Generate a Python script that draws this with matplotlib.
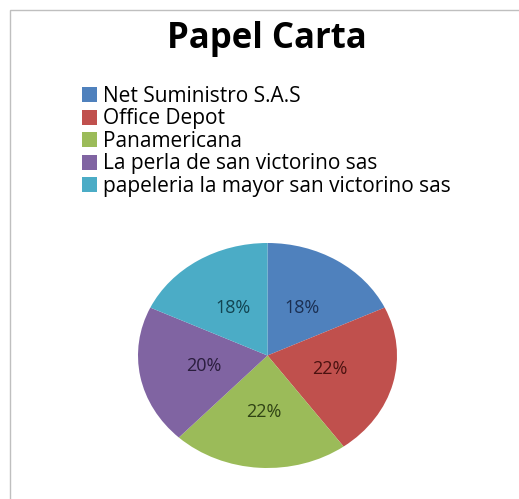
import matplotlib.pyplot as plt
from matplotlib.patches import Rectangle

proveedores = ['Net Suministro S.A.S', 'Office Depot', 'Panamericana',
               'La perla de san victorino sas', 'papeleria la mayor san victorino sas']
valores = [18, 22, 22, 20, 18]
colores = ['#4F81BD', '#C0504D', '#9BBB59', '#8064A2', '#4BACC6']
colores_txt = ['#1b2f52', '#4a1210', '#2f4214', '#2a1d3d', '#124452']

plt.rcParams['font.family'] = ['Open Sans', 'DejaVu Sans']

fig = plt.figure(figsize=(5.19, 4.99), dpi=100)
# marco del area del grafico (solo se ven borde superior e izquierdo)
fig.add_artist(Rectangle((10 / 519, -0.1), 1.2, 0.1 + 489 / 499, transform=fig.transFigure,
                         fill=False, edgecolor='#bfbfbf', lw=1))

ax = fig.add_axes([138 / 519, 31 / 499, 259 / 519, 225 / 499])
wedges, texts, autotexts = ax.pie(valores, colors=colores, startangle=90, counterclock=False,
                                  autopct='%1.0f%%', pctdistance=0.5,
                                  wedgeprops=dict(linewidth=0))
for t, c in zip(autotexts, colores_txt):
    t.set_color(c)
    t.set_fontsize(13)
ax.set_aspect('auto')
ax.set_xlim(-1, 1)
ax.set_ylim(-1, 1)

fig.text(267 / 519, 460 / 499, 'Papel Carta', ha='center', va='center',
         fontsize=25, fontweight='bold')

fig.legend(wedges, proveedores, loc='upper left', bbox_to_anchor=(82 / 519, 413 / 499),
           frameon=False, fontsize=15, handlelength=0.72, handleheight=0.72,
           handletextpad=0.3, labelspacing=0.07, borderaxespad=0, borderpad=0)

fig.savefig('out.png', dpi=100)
================
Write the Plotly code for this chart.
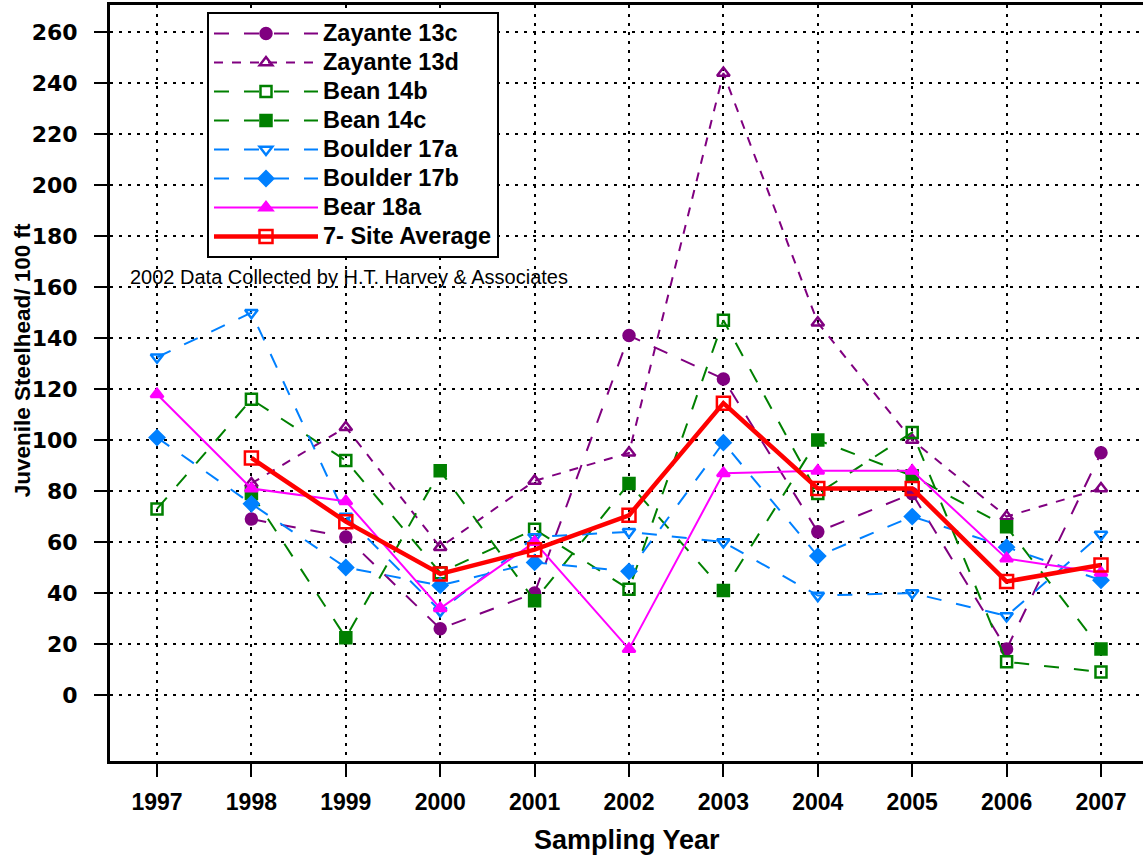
================
§ JOB
Taking the material above, give again exactly the lines from the one holding "Generate a Python" through the one holding "fontsize=25, fontweight='bold')", with both ends and without pictures.

§ WRITTEN ANSWER
Generate a Python script that draws this with matplotlib.
import matplotlib.pyplot as plt
from matplotlib.patches import Rectangle

proveedores = ['Net Suministro S.A.S', 'Office Depot', 'Panamericana',
               'La perla de san victorino sas', 'papeleria la mayor san victorino sas']
valores = [18, 22, 22, 20, 18]
colores = ['#4F81BD', '#C0504D', '#9BBB59', '#8064A2', '#4BACC6']
colores_txt = ['#1b2f52', '#4a1210', '#2f4214', '#2a1d3d', '#124452']

plt.rcParams['font.family'] = ['Open Sans', 'DejaVu Sans']

fig = plt.figure(figsize=(5.19, 4.99), dpi=100)
# marco del area del grafico (solo se ven borde superior e izquierdo)
fig.add_artist(Rectangle((10 / 519, -0.1), 1.2, 0.1 + 489 / 499, transform=fig.transFigure,
                         fill=False, edgecolor='#bfbfbf', lw=1))

ax = fig.add_axes([138 / 519, 31 / 499, 259 / 519, 225 / 499])
wedges, texts, autotexts = ax.pie(valores, colors=colores, startangle=90, counterclock=False,
                                  autopct='%1.0f%%', pctdistance=0.5,
                                  wedgeprops=dict(linewidth=0))
for t, c in zip(autotexts, colores_txt):
    t.set_color(c)
    t.set_fontsize(13)
ax.set_aspect('auto')
ax.set_xlim(-1, 1)
ax.set_ylim(-1, 1)

fig.text(267 / 519, 460 / 499, 'Papel Carta', ha='center', va='center',
         fontsize=25, fontweight='bold')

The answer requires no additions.